Records with drawing code:
⁂

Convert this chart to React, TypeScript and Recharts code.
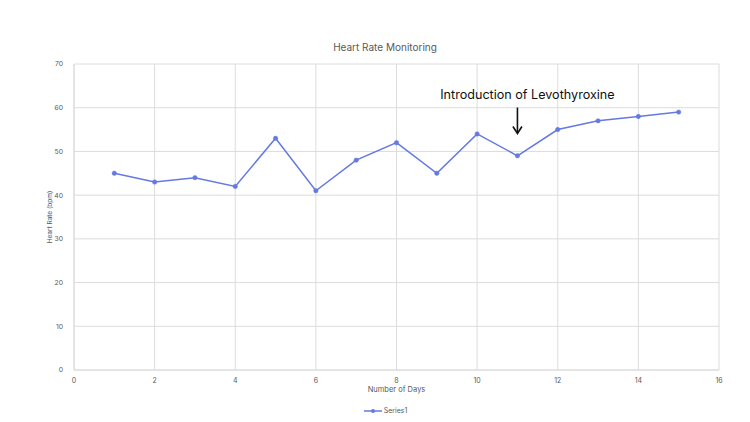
import React from 'react';
import { LineChart, Line, XAxis, YAxis, CartesianGrid, Legend, ReferenceDot } from 'recharts';

const days = [1, 2, 3, 4, 5, 6, 7, 8, 9, 10, 11, 12, 13, 14, 15];
const heartRate = [45, 43, 44, 42, 53, 41, 48, 52, 45, 54, 49, 55, 57, 58, 59];
const xTicks = [0, 2, 4, 6, 8, 10, 12, 14, 16];
const yTicks = [0, 10, 20, 30, 40, 50, 60, 70];
const annotationDay = 11;
const annotationText = 'Introduction of Levothyroxine';

const data = days.map((d, i) => ({ day: d, Series1: heartRate[i] }));

const FONT = 'Inter, "Open Sans", sans-serif';
const GREY = '#595959';
const GRID = '#dcdcdc';
const LINE = '#6479e2';

// arrow + caption drawn relative to the dot the scales place at (11, 60.5)
const AnnotationShape = (props: any) => {
  const { cx, cy } = props;
  if (cx == null || cy == null) return null;
  return (
    <g>
      <text x={cx + 10} y={cy - 7} textAnchor="middle" fontSize={12.6} fill="#111" fontFamily={FONT}>
        {annotationText}
      </text>
      <line x1={cx} y1={cy + 2} x2={cx} y2={cy + 27} stroke="#111" strokeWidth={1.6} />
      <path d={`M${cx - 4.5},${cy + 21} L${cx},${cy + 28} L${cx + 4.5},${cy + 21}`} fill="none" stroke="#111" strokeWidth={1.6} />
    </g>
  );
};

const LegendContent = () => (
  <div style={{ display: 'flex', justifyContent: 'center', alignItems: 'center', fontFamily: FONT, fontSize: 7, color: GREY, paddingLeft: 52, paddingTop: 4 }}>
    <svg width={18} height={6} style={{ marginRight: 2 }}>
      <line x1={0} y1={3} x2={18} y2={3} stroke={LINE} strokeWidth={1.5} />
      <circle cx={9} cy={3} r={2} fill={LINE} />
    </svg>
    <span>Series1</span>
  </div>
);

export default function App() {
  return (
    <div style={{ position: 'absolute', left: 0, top: 0, width: 750, height: 422, background: '#fff' }}>
      <div
        style={{
          position: 'absolute',
          top: 41,
          left: 0,
          width: 770,
          textAlign: 'center',
          fontFamily: FONT,
          fontSize: 10,
          color: GREY,
        }}
      >
        Heart Rate Monitoring
      </div>
      <LineChart width={750} height={422} data={data} margin={{ top: 64, right: 31, bottom: 0, left: 0 }}>
        <CartesianGrid stroke={GRID} strokeWidth={1} />
        <XAxis
          type="number"
          dataKey="day"
          domain={[0, 16]}
          ticks={xTicks}
          interval={0}
          height={32}
          tickLine={false}
          axisLine={{ stroke: GRID }}
          tick={{ fontSize: 7, fill: GREY, fontFamily: FONT }}
          tickMargin={2}
          label={{ value: 'Number of Days', position: 'insideBottom', offset: 10, fontSize: 7.5, fill: GREY, fontFamily: FONT }}
        />
        <YAxis
          type="number"
          domain={[0, 70]}
          ticks={yTicks}
          interval={0}
          width={74}
          tickLine={false}
          axisLine={{ stroke: GRID }}
          tick={{ fontSize: 6.8, fill: GREY, fontFamily: FONT }}
          tickMargin={5}
          label={{ value: 'Heart Rate (bpm)', angle: -90, position: 'insideLeft', offset: 50, fontSize: 6.5, fill: GREY, fontFamily: FONT, style: { textAnchor: 'middle' } }}
        />
        <Legend verticalAlign="bottom" height={20} content={<LegendContent />} />
        <Line
          type="linear"
          dataKey="Series1"
          stroke={LINE}
          strokeWidth={1.5}
          dot={{ r: 2.2, fill: LINE, stroke: LINE, strokeWidth: 0.5 }}
          isAnimationActive={false}
        />
        <ReferenceDot x={annotationDay} y={60.5} shape={<AnnotationShape />} ifOverflow="visible" />
      </LineChart>
    </div>
  );
}
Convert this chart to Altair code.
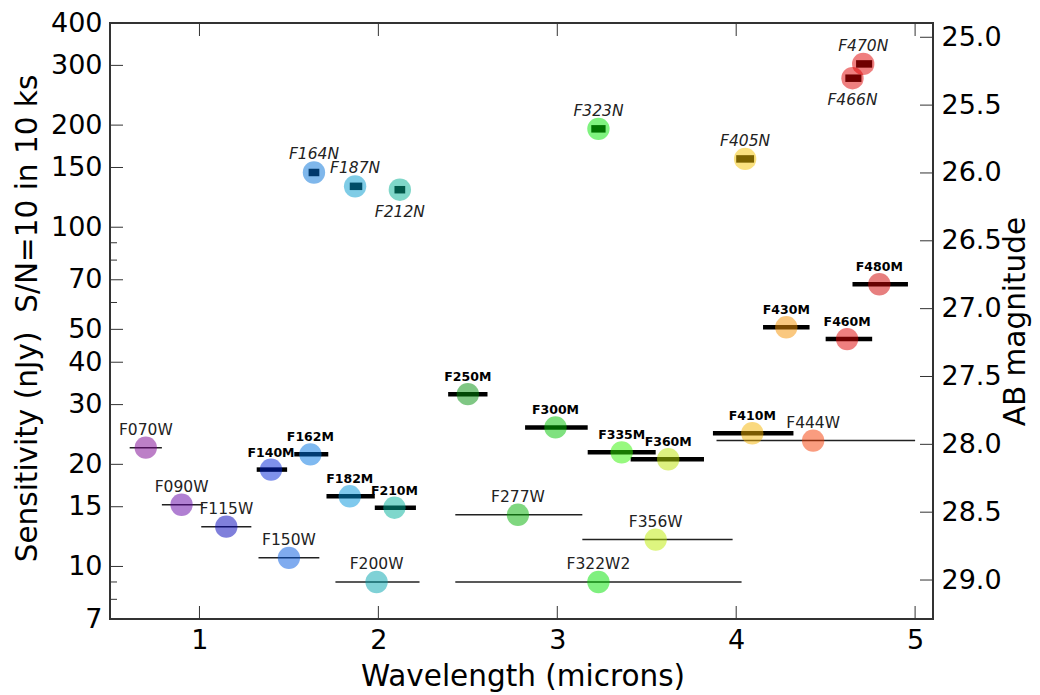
import altair as alt
import pandas as pd
import numpy as np

# ---------------- data ----------------
filters = ["F070W", "F090W", "F115W", "F150W", "F200W", "F277W", "F322W2", "F356W", "F444W",
           "F140M", "F162M", "F182M", "F210M", "F250M", "F300M", "F335M", "F360M", "F410M",
           "F430M", "F460M", "F480M",
           "F164N", "F187N", "F212N", "F323N", "F405N", "F466N", "F470N"]
wavelength = [0.70, 0.90, 1.15, 1.50, 1.99, 2.78, 3.23, 3.55, 4.43,
              1.40, 1.62, 1.84, 2.09, 2.50, 2.99, 3.36, 3.62, 4.09,
              4.28, 4.62, 4.80,
              1.64, 1.87, 2.12, 3.23, 4.05, 4.65, 4.71]
sensitivity = [22.4, 15.2, 13.1, 10.6, 9.0, 14.2, 9.0, 12.0, 23.5,
               19.3, 21.4, 16.1, 14.9, 32.2, 25.7, 21.7, 20.7, 24.7,
               50.7, 46.8, 67.9,
               145, 132, 129, 195, 159, 275, 303]
band_lo = [0.61, 0.79, 1.01, 1.33, 1.76, 2.43, 2.43, 3.14, 3.89,
           1.32, 1.53, 1.71, 1.98, 2.39, 2.82, 3.17, 3.41, 3.87,
           4.15, 4.50, 4.65,
           1.61, 1.84, 2.09, 3.19, 4.00, 4.61, 4.67]
band_hi = [0.79, 1.02, 1.29, 1.67, 2.23, 3.14, 4.03, 3.98, 5.00,
           1.49, 1.72, 1.98, 2.21, 2.61, 3.17, 3.55, 3.82, 4.32,
           4.41, 4.76, 4.96,
           1.67, 1.91, 2.15, 3.27, 4.10, 4.70, 4.76]
filter_colors = ["#7a0090", "#6200a6", "#0000b8", "#0058e0", "#00a4ae", "#00b000", "#00e200", "#bcec00", "#f53a00",
                 "#0024d8", "#0074e2", "#0094dc", "#00b09a", "#00900a", "#00c400", "#30f400", "#bce200", "#f5b400",
                 "#f59200", "#e00000", "#d00000",
                 "#0070d8", "#009ace", "#00b094", "#00e800", "#f5c400", "#e00000", "#e00000"]
labels_below = ["F212N", "F466N"]

y_major = [7, 10, 15, 20, 30, 40, 50, 70, 100, 150, 200, 300, 400]
y_minor = [8, 9, 60, 80, 90]
x_ticks = [1, 2, 3, 4, 5]
mag_ticks = [25.0, 25.5, 26.0, 26.5, 27.0, 27.5, 28.0, 28.5, 29.0]

# ---------------- layout ----------------
W, H = 823, 596
FLUX_MIN, FLUX_MAX = 7, 400
FONT = "DejaVu Sans"
TICK_FS = 27
TITLE_FS = 29.5

def kind_of(name):
    if name.endswith("N"):
        return "N"
    if name.endswith("M"):
        return "M"
    return "W"

df = pd.DataFrame({
    "filter": filters,
    "wl": wavelength,
    "sens": sensitivity,
    "lo": band_lo,
    "hi": band_hi,
})
df["kind"] = [kind_of(f) for f in filters]
df["below"] = [f in labels_below for f in filters]

xscale = alt.Scale(domain=[0.5, 5.1], zero=False, nice=False)
yscale = alt.Scale(type="log", domain=[FLUX_MIN, FLUX_MAX], nice=False)

xaxis = alt.Axis(values=x_ticks, format="d", title="Wavelength (microns)",
                 labelFontSize=TICK_FS, titleFontSize=TITLE_FS, labelFont=FONT, titleFont=FONT,
                 labelColor="black", titleColor="black", titleFontWeight="normal",
                 ticks=False, tickSize=0, domain=False, grid=False, labelPadding=8,
                 labelFlush=False, labelOverlap=False,
                 titleX=W / 2 + 1, titleY=66, titleBaseline="alphabetic", titleAlign="center")
yaxis = alt.Axis(values=y_major, format="d", title="Sensitivity (nJy) \u00a0S/N=10 in 10 ks",
                 labelFontSize=TICK_FS, titleFontSize=TITLE_FS, labelFont=FONT, titleFont=FONT,
                 labelColor="black", titleColor="black", titleFontWeight="normal",
                 ticks=False, tickSize=0, domain=False, grid=False, labelPadding=8,
                 labelOverlap=False, labelFlush=False,
                 titleX=-74, titleY=H / 2 - 3, titleAngle=270, titleBaseline="alphabetic",
                 titleAlign="center")

X = lambda f: alt.X(f, scale=xscale, axis=xaxis)
Y = lambda f: alt.Y(f, scale=yscale, axis=yaxis)

base = alt.Chart(df)

wide_rule = base.transform_filter("datum.kind == 'W'").mark_rule(
    strokeWidth=1.5, color="#222222").encode(x=X("lo:Q"), x2="hi:Q", y=Y("sens:Q"))
med_rule = base.transform_filter("datum.kind == 'M'").mark_rule(
    strokeWidth=4.5, color="black").encode(x=X("lo:Q"), x2="hi:Q", y=Y("sens:Q"))
nar_rule = base.transform_filter("datum.kind == 'N'").mark_rule(
    strokeWidth=7.5, color="black").encode(x=X("lo:Q"), x2="hi:Q", y=Y("sens:Q"))

circles = base.mark_circle(size=500, opacity=0.5, strokeWidth=0).encode(
    x=X("wl:Q"), y=Y("sens:Q"),
    color=alt.Color("filter:N", scale=alt.Scale(domain=filters, range=filter_colors), legend=None))

wide_text = base.transform_filter("datum.kind == 'W'").mark_text(
    font=FONT, fontSize=15.5, color="#222222", dy=-13, baseline="alphabetic", align="center").encode(
    x=X("wl:Q"), y=Y("sens:Q"), text="filter:N")
med_text = base.transform_filter("datum.kind == 'M'").mark_text(
    font=FONT, fontSize=12.5, fontWeight="bold", color="black", dy=-13, baseline="alphabetic",
    align="center").encode(x=X("wl:Q"), y=Y("sens:Q"), text="filter:N")
nar_text_up = base.transform_filter("datum.kind == 'N' && !datum.below").mark_text(
    font=FONT, fontSize=15.5, fontStyle="italic", color="#222222", dy=-13, baseline="alphabetic",
    align="center").encode(x=X("wl:Q"), y=Y("sens:Q"), text="filter:N")
nar_text_dn = base.transform_filter("datum.kind == 'N' && datum.below").mark_text(
    font=FONT, fontSize=15.5, fontStyle="italic", color="#222222", dy=27, baseline="alphabetic",
    align="center").encode(x=X("wl:Q"), y=Y("sens:Q"), text="filter:N")

# inward tick marks, placed through the scales
ymaj = alt.Chart(pd.DataFrame({"v": y_major})).mark_rule(color="#333333", strokeWidth=1).encode(
    y=Y("v:Q"), x=alt.value(0), x2=alt.value(13))
ymin = alt.Chart(pd.DataFrame({"v": y_minor})).mark_rule(color="#333333", strokeWidth=1).encode(
    y=Y("v:Q"), x=alt.value(0), x2=alt.value(7))
xbot = alt.Chart(pd.DataFrame({"v": x_ticks})).mark_rule(color="#333333", strokeWidth=1).encode(
    x=X("v:Q"), y=alt.value(H - 13), y2=alt.value(H))
xtop = alt.Chart(pd.DataFrame({"v": x_ticks})).mark_rule(color="#333333", strokeWidth=1).encode(
    x=X("v:Q"), y=alt.value(0), y2=alt.value(13))

main = alt.layer(wide_rule, med_rule, nar_rule, circles, wide_text, med_text,
                 nar_text_up, nar_text_dn, ymaj, ymin, xbot, xtop)

# right axis: AB magnitude = 31.4 - 2.5 log10(nJy)
mag_top = 31.4 - 2.5 * np.log10(FLUX_MAX)
mag_bot = 31.4 - 2.5 * np.log10(FLUX_MIN)
mag_axis = alt.Axis(orient="right", values=mag_ticks, format=".1f", title="AB magnitude",
                    labelFontSize=TICK_FS, titleFontSize=TITLE_FS, labelFont=FONT, titleFont=FONT,
                    labelColor="black", titleColor="black", titleFontWeight="normal",
                    ticks=False, tickSize=0, domain=False, grid=False, labelPadding=8,
                    labelOverlap=False, labelFlush=False,
                    titleX=91, titleY=H / 2, titleAngle=270, titleBaseline="alphabetic",
                    titleAlign="center")
mag = alt.Chart(pd.DataFrame({"m": mag_ticks})).mark_rule(color="#333333", strokeWidth=1).encode(
    y=alt.Y("m:Q", scale=alt.Scale(domain=[float(mag_top), float(mag_bot)], reverse=True,
                                   zero=False, nice=False), axis=mag_axis),
    x=alt.value(W - 13), x2=alt.value(W))

chart = alt.layer(main, mag).resolve_scale(y="independent").properties(
    width=W, height=H,
    autosize=alt.AutoSizeParams(type="none"),
    padding={"left": 102, "top": 15, "right": 99, "bottom": 76},
    background="white",
).configure_view(stroke="#333333", strokeWidth=2)

chart.save("out.html", embed_options={"renderer": "svg", "actions": False})
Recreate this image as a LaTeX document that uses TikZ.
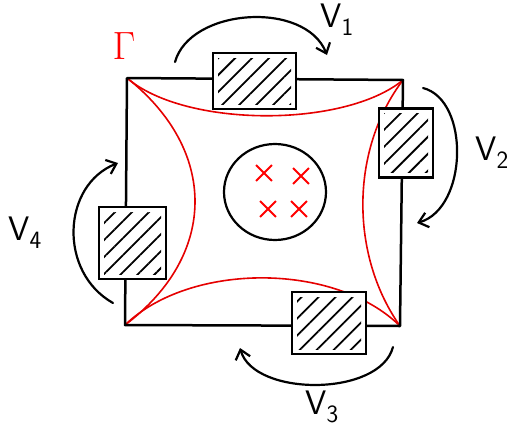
\documentclass[tikz,border=0pt]{standalone}
\usetikzlibrary{arrows.meta,patterns.meta,shapes.misc,shapes.geometric}
\begin{document}
\begin{tikzpicture}[x=1pt,y=-1pt,
  edge/.style={line width=2.5pt,line join=round,line cap=round},
  hatchbox/.style={draw,line width=2.5pt,fill=white,inner sep=0pt,
    path picture={\fill[pattern={Lines[angle=45,distance=12pt,line width=1.8pt]}]
      ([shift={(5pt,-5pt)}]path picture bounding box.north west) rectangle
      ([shift={(-5pt,5pt)}]path picture bounding box.south east);}},
  gam/.style={red!90!black,line width=1.6pt},
  turn/.style={line width=2.2pt,line cap=round,-{Straight Barb[length=9pt,width=15pt,line width=2.2pt]}},
  lab/.style={font=\sffamily\fontsize{34}{34}\selectfont,inner sep=0pt},
  xmark/.style={cross out,draw=red,line width=1.8pt,minimum size=14pt,inner sep=0pt}]
\useasboundingbox (0,0) rectangle (515,429);
% corners
\coordinate (TL) at (127,78);
\coordinate (TR) at (403,80);
\coordinate (BR) at (400,326);
\coordinate (BL) at (125,325);
% red boundary Gamma
\draw[gam] (TL) .. controls (185,128) and (345,128) .. (TR);
\draw[gam] (TR) .. controls (350,150) and (350,255) .. (BR);
\draw[gam] (BR) .. controls (335,262) and (190,262) .. (BL);
\draw[gam] (BL) .. controls (218,255) and (218,150) .. (TL);
% square
\draw[edge] (TL) -- (TR) -- (BR) -- (BL) -- cycle;
% hatched boxes
\node[hatchbox,minimum width=83pt,minimum height=56pt] (b1) at (254.5,81) {};
\node[hatchbox,minimum width=54pt,minimum height=69pt] (b2) at (406,143) {};
\node[hatchbox,minimum width=74pt,minimum height=62pt] (b3) at (329,323) {};
\node[hatchbox,minimum width=67pt,minimum height=72pt] (b4) at (132.5,243) {};
% circle with crosses
\node[draw,line width=2.2pt,ellipse,minimum width=102pt,minimum height=96pt] (ring) at (275,192) {};
\node[xmark] (x1) at (264,173) {};
\node[xmark] (x2) at (301,176) {};
\node[xmark] (x3) at (268,209) {};
\node[xmark] (x4) at (299,209) {};
% turning arrows
\coordinate (a1s) at (175,62);  \coordinate (a1e) at (327,55);
\coordinate (a2s) at (423,88);  \coordinate (a2e) at (417,223);
\coordinate (a3s) at (393,347); \coordinate (a3e) at (240,348);
\coordinate (a4s) at (113,303); \coordinate (a4e) at (118,163);
\draw[turn] (a1s) .. controls (190,8) and (305,0) .. (a1e);
\draw[turn] (a2s) .. controls (470,100) and (468,208) .. (a2e);
\draw[turn] (a3s) .. controls (380,397) and (254,397) .. (a3e);
\draw[turn] (a4s) .. controls (58,272) and (62,185) .. (a4e);
% labels
\node[lab] (l1) at (337,20) {V$_{\mathsf{1}}$};
\node[lab] (l2) at (492,153) {V$_{\mathsf{2}}$};
\node[lab] (l3) at (322,407) {V$_{\mathsf{3}}$};
\node[lab] (l4) at (25,233) {V$_{\mathsf{4}}$};
\node[text=red,inner sep=0pt] (gl) at (124,46) {\scalebox{1.9}{\fontsize{20}{20}\selectfont$\Gamma$}};
\end{tikzpicture}
\end{document}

⁂

## Exercise task
Only the lines from the top of the data through the line with "const LINE = '#6479e2';" should be quoted, exactly and with both ends kept; skip the pictures.

## Reply to the exercise
Convert this chart to React, TypeScript and Recharts code.
import React from 'react';
import { LineChart, Line, XAxis, YAxis, CartesianGrid, Legend, ReferenceDot } from 'recharts';

const days = [1, 2, 3, 4, 5, 6, 7, 8, 9, 10, 11, 12, 13, 14, 15];
const heartRate = [45, 43, 44, 42, 53, 41, 48, 52, 45, 54, 49, 55, 57, 58, 59];
const xTicks = [0, 2, 4, 6, 8, 10, 12, 14, 16];
const yTicks = [0, 10, 20, 30, 40, 50, 60, 70];
const annotationDay = 11;
const annotationText = 'Introduction of Levothyroxine';

const data = days.map((d, i) => ({ day: d, Series1: heartRate[i] }));

const FONT = 'Inter, "Open Sans", sans-serif';
const GREY = '#595959';
const GRID = '#dcdcdc';
const LINE = '#6479e2';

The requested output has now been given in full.